**Stated exercise:** Work out the number of lines containing "this". Give that number alone.

═════ Task input

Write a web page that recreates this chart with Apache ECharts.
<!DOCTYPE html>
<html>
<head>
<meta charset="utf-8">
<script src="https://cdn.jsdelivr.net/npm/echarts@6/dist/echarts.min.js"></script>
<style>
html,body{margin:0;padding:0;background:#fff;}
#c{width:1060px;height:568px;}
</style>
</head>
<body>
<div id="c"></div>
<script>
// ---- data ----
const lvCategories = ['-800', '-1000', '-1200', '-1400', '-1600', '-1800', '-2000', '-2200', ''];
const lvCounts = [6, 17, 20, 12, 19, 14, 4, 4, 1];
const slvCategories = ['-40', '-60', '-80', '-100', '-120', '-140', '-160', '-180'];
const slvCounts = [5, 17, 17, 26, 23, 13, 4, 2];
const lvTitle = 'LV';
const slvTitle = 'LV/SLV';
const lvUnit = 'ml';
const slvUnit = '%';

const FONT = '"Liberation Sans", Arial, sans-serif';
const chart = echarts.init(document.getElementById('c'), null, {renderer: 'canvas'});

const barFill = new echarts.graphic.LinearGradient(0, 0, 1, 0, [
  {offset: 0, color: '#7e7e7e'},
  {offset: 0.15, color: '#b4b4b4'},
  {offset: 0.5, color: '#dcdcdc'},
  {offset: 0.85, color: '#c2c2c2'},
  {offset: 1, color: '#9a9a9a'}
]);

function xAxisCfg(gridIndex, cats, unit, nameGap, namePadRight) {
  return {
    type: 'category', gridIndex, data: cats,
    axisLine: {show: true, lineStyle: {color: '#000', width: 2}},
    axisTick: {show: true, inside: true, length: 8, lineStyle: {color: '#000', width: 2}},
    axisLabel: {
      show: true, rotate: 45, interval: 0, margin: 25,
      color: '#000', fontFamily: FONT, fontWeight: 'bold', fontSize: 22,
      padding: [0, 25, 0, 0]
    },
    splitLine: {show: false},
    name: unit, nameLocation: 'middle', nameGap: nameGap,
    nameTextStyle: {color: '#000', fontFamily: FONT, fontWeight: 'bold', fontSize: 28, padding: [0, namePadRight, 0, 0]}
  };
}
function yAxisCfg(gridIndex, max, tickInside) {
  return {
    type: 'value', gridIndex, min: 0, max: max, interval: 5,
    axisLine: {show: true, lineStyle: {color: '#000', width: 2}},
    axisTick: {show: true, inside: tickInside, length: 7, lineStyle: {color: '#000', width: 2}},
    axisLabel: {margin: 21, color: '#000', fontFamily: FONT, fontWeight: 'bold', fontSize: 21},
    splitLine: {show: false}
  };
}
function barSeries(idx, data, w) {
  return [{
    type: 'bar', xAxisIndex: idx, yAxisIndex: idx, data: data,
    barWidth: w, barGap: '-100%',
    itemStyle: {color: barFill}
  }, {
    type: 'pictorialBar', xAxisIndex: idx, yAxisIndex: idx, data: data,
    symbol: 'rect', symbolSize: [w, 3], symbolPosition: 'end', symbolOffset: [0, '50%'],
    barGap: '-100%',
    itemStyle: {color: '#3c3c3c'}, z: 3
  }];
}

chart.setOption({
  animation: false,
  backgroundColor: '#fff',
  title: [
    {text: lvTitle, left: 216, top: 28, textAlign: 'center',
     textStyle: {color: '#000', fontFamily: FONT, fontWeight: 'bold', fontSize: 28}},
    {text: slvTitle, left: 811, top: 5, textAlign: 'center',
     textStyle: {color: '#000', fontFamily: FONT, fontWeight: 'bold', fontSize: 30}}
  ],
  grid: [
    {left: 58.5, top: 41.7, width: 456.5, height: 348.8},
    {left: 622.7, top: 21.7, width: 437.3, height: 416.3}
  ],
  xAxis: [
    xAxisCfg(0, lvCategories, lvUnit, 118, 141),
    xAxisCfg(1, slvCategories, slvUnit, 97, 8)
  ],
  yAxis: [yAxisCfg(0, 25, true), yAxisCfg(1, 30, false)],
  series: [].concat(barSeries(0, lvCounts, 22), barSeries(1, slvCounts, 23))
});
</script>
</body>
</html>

══════════
═════ Task input

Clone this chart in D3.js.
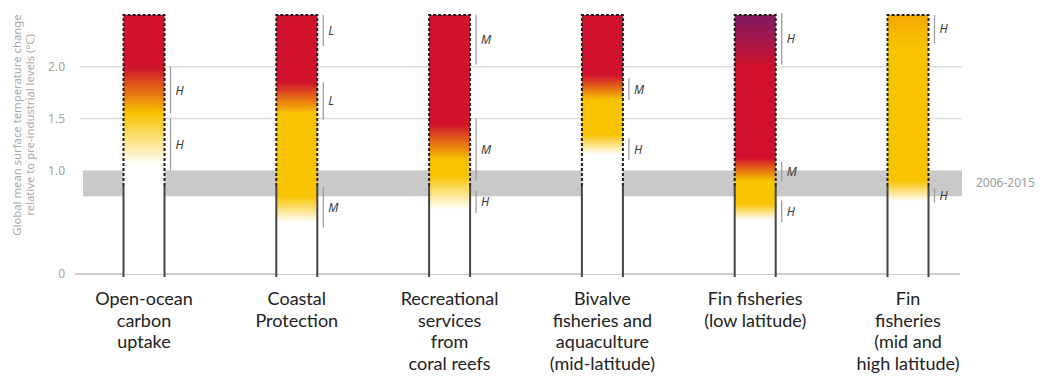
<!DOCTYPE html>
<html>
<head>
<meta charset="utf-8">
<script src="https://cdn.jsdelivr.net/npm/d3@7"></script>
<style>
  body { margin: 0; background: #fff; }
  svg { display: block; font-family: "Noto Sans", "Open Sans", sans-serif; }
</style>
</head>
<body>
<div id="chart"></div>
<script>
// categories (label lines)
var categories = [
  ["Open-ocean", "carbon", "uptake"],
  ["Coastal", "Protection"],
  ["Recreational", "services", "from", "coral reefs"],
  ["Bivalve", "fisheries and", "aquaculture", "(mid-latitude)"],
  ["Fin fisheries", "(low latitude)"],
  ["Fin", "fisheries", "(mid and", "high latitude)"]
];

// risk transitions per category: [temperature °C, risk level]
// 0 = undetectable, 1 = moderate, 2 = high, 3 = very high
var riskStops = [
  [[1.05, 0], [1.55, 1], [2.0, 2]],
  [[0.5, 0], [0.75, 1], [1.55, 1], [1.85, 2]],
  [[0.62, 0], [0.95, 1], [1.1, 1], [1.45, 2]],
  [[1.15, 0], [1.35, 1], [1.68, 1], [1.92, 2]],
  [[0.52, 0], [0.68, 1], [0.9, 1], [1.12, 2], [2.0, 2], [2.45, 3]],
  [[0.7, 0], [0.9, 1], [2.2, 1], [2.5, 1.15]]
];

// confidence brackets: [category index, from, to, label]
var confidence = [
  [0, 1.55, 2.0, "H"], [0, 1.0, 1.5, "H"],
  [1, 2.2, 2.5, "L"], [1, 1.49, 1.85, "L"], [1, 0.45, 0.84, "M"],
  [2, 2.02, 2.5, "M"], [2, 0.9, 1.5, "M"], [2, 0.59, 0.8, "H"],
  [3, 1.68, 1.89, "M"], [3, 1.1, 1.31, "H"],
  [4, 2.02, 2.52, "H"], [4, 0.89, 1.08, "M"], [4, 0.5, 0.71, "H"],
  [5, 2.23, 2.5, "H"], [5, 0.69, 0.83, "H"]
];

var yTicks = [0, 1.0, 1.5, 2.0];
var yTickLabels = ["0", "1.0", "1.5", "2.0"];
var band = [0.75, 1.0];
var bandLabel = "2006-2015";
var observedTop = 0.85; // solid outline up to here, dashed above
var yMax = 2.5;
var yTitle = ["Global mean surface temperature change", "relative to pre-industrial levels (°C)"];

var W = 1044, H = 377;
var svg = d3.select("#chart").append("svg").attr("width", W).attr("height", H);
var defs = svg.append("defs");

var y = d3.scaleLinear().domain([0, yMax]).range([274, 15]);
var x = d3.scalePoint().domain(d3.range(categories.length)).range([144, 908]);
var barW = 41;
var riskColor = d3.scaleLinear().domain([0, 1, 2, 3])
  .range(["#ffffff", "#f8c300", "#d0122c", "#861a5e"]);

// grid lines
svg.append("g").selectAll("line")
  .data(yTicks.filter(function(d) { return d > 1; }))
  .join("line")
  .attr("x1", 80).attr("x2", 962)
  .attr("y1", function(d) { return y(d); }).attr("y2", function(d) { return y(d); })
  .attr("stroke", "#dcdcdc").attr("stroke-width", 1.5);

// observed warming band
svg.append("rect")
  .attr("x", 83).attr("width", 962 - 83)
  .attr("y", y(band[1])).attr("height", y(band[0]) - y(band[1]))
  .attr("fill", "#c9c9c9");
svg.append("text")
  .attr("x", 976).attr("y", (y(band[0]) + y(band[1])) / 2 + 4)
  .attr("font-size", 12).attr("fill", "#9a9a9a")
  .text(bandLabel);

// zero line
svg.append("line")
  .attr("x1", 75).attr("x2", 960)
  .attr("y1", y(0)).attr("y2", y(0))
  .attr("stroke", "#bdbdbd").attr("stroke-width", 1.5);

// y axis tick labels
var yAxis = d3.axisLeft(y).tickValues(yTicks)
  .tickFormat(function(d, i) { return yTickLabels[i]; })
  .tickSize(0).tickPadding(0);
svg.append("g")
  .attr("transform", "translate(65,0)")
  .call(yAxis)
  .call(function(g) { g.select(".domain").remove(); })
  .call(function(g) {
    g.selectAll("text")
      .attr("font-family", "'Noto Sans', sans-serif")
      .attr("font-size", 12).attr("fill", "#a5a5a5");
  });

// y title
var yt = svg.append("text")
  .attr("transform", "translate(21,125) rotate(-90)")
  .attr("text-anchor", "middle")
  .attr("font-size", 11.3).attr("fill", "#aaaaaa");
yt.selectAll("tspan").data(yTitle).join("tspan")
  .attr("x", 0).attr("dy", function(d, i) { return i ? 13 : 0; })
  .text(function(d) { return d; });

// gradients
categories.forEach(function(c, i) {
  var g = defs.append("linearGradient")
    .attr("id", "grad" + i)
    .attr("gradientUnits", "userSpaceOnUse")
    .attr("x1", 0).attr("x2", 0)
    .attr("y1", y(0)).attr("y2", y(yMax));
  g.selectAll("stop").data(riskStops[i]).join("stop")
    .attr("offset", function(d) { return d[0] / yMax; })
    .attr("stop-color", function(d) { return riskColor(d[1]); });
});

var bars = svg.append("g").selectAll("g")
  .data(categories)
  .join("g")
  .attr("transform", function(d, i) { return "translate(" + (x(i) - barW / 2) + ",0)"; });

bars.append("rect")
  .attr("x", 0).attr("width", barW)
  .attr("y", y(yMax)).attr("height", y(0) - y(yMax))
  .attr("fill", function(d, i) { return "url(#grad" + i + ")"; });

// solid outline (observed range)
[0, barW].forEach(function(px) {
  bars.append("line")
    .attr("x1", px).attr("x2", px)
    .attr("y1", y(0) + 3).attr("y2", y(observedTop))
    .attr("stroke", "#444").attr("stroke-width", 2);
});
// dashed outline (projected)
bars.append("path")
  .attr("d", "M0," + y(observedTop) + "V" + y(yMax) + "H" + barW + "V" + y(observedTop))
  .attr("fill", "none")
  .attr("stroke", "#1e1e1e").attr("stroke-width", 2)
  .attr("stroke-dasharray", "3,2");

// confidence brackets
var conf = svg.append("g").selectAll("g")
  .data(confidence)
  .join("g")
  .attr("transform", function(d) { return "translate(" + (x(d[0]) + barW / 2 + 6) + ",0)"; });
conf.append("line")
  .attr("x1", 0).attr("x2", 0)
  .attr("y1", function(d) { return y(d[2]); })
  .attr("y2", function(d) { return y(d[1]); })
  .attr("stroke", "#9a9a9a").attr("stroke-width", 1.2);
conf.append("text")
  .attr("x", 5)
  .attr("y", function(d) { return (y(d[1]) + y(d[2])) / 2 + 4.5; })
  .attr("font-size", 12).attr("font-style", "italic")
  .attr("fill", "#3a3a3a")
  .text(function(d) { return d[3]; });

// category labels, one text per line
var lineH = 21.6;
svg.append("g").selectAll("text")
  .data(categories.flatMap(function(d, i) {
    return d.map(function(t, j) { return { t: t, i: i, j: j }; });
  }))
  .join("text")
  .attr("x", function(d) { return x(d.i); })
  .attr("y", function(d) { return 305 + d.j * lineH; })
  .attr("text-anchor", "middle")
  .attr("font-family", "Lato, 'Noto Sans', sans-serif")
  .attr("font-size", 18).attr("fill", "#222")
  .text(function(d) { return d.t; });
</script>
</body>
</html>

══════════

**Response to the exercise:** 2